* [What you will do] Repeat the lines that follow, leaving nothing out.

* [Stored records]
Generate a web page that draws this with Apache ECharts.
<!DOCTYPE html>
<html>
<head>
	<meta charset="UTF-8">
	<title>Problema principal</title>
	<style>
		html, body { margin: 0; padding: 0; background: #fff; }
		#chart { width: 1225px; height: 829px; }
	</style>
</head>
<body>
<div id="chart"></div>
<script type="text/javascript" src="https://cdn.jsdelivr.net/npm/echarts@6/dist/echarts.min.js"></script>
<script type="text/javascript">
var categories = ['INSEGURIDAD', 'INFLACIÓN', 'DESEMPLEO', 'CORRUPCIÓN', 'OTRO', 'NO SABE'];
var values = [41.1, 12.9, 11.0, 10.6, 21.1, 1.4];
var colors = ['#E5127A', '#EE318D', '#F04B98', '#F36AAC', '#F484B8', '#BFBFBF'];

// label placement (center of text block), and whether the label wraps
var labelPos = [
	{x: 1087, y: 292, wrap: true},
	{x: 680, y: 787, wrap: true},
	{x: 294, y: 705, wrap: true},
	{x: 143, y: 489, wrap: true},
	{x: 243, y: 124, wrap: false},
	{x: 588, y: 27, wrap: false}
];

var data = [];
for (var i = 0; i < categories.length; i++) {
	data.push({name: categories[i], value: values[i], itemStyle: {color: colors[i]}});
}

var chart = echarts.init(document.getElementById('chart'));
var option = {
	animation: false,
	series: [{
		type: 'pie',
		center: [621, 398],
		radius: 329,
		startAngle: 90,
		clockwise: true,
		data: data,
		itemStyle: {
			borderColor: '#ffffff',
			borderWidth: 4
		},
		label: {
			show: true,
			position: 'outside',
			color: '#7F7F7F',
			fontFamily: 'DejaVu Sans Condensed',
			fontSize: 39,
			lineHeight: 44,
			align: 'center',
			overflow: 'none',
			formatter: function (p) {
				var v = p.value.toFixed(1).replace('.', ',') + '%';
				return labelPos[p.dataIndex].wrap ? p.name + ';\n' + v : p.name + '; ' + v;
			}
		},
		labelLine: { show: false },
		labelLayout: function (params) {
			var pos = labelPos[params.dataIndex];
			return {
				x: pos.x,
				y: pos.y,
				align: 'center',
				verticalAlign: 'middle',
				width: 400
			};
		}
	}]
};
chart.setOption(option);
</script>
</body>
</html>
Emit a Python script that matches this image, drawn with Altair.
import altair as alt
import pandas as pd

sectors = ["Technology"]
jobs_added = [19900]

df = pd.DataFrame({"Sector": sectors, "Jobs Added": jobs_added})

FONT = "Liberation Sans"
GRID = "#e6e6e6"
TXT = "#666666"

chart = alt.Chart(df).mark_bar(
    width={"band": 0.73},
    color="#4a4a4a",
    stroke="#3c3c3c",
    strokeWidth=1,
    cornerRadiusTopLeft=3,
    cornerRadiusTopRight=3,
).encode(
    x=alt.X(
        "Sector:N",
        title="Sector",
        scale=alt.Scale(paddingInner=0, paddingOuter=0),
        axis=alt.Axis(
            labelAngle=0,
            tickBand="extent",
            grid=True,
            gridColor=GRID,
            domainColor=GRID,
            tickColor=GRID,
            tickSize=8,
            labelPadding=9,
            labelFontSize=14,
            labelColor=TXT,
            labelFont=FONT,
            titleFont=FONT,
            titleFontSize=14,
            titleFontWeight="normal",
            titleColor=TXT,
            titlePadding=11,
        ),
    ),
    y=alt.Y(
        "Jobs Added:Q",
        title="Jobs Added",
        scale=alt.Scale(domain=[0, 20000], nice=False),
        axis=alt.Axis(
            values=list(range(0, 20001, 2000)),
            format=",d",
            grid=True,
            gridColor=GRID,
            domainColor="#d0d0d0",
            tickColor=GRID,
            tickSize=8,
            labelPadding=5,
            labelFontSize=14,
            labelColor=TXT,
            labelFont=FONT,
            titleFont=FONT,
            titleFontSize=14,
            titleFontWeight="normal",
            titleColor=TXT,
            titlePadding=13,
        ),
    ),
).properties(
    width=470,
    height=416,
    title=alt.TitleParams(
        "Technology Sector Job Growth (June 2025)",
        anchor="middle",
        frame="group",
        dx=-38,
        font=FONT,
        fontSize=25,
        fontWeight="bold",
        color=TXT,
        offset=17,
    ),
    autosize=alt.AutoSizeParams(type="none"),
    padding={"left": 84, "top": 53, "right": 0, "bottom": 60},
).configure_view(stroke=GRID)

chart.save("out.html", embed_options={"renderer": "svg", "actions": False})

* [Answer to the problem]
Generate a web page that draws this with Apache ECharts.
<!DOCTYPE html>
<html>
<head>
	<meta charset="UTF-8">
	<title>Problema principal</title>
	<style>
		html, body { margin: 0; padding: 0; background: #fff; }
		#chart { width: 1225px; height: 829px; }
	</style>
</head>
<body>
<div id="chart"></div>
<script type="text/javascript" src="https://cdn.jsdelivr.net/npm/echarts@6/dist/echarts.min.js"></script>
<script type="text/javascript">
var categories = ['INSEGURIDAD', 'INFLACIÓN', 'DESEMPLEO', 'CORRUPCIÓN', 'OTRO', 'NO SABE'];
var values = [41.1, 12.9, 11.0, 10.6, 21.1, 1.4];
var colors = ['#E5127A', '#EE318D', '#F04B98', '#F36AAC', '#F484B8', '#BFBFBF'];

// label placement (center of text block), and whether the label wraps
var labelPos = [
	{x: 1087, y: 292, wrap: true},
	{x: 680, y: 787, wrap: true},
	{x: 294, y: 705, wrap: true},
	{x: 143, y: 489, wrap: true},
	{x: 243, y: 124, wrap: false},
	{x: 588, y: 27, wrap: false}
];

var data = [];
for (var i = 0; i < categories.length; i++) {
	data.push({name: categories[i], value: values[i], itemStyle: {color: colors[i]}});
}

var chart = echarts.init(document.getElementById('chart'));
var option = {
	animation: false,
	series: [{
		type: 'pie',
		center: [621, 398],
		radius: 329,
		startAngle: 90,
		clockwise: true,
		data: data,
		itemStyle: {
			borderColor: '#ffffff',
			borderWidth: 4
		},
		label: {
			show: true,
			position: 'outside',
			color: '#7F7F7F',
			fontFamily: 'DejaVu Sans Condensed',
			fontSize: 39,
			lineHeight: 44,
			align: 'center',
			overflow: 'none',
			formatter: function (p) {
				var v = p.value.toFixed(1).replace('.', ',') + '%';
				return labelPos[p.dataIndex].wrap ? p.name + ';\n' + v : p.name + '; ' + v;
			}
		},
		labelLine: { show: false },
		labelLayout: function (params) {
			var pos = labelPos[params.dataIndex];
			return {
				x: pos.x,
				y: pos.y,
				align: 'center',
				verticalAlign: 'middle',
				width: 400
			};
		}
	}]
};
chart.setOption(option);
</script>
</body>
</html>
Emit a Python script that matches this image, drawn with Altair.
import altair as alt
import pandas as pd

sectors = ["Technology"]
jobs_added = [19900]

df = pd.DataFrame({"Sector": sectors, "Jobs Added": jobs_added})

FONT = "Liberation Sans"
GRID = "#e6e6e6"
TXT = "#666666"

chart = alt.Chart(df).mark_bar(
    width={"band": 0.73},
    color="#4a4a4a",
    stroke="#3c3c3c",
    strokeWidth=1,
    cornerRadiusTopLeft=3,
    cornerRadiusTopRight=3,
).encode(
    x=alt.X(
        "Sector:N",
        title="Sector",
        scale=alt.Scale(paddingInner=0, paddingOuter=0),
        axis=alt.Axis(
            labelAngle=0,
            tickBand="extent",
            grid=True,
            gridColor=GRID,
            domainColor=GRID,
            tickColor=GRID,
            tickSize=8,
            labelPadding=9,
            labelFontSize=14,
            labelColor=TXT,
            labelFont=FONT,
            titleFont=FONT,
            titleFontSize=14,
            titleFontWeight="normal",
            titleColor=TXT,
            titlePadding=11,
        ),
    ),
    y=alt.Y(
        "Jobs Added:Q",
        title="Jobs Added",
        scale=alt.Scale(domain=[0, 20000], nice=False),
        axis=alt.Axis(
            values=list(range(0, 20001, 2000)),
            format=",d",
            grid=True,
            gridColor=GRID,
            domainColor="#d0d0d0",
            tickColor=GRID,
            tickSize=8,
            labelPadding=5,
            labelFontSize=14,
            labelColor=TXT,
            labelFont=FONT,
            titleFont=FONT,
            titleFontSize=14,
            titleFontWeight="normal",
            titleColor=TXT,
            titlePadding=13,
        ),
    ),
).properties(
    width=470,
    height=416,
    title=alt.TitleParams(
        "Technology Sector Job Growth (June 2025)",
        anchor="middle",
        frame="group",
        dx=-38,
        font=FONT,
        fontSize=25,
        fontWeight="bold",
        color=TXT,
        offset=17,
    ),
    autosize=alt.AutoSizeParams(type="none"),
    padding={"left": 84, "top": 53, "right": 0, "bottom": 60},
).configure_view(stroke=GRID)

chart.save("out.html", embed_options={"renderer": "svg", "actions": False})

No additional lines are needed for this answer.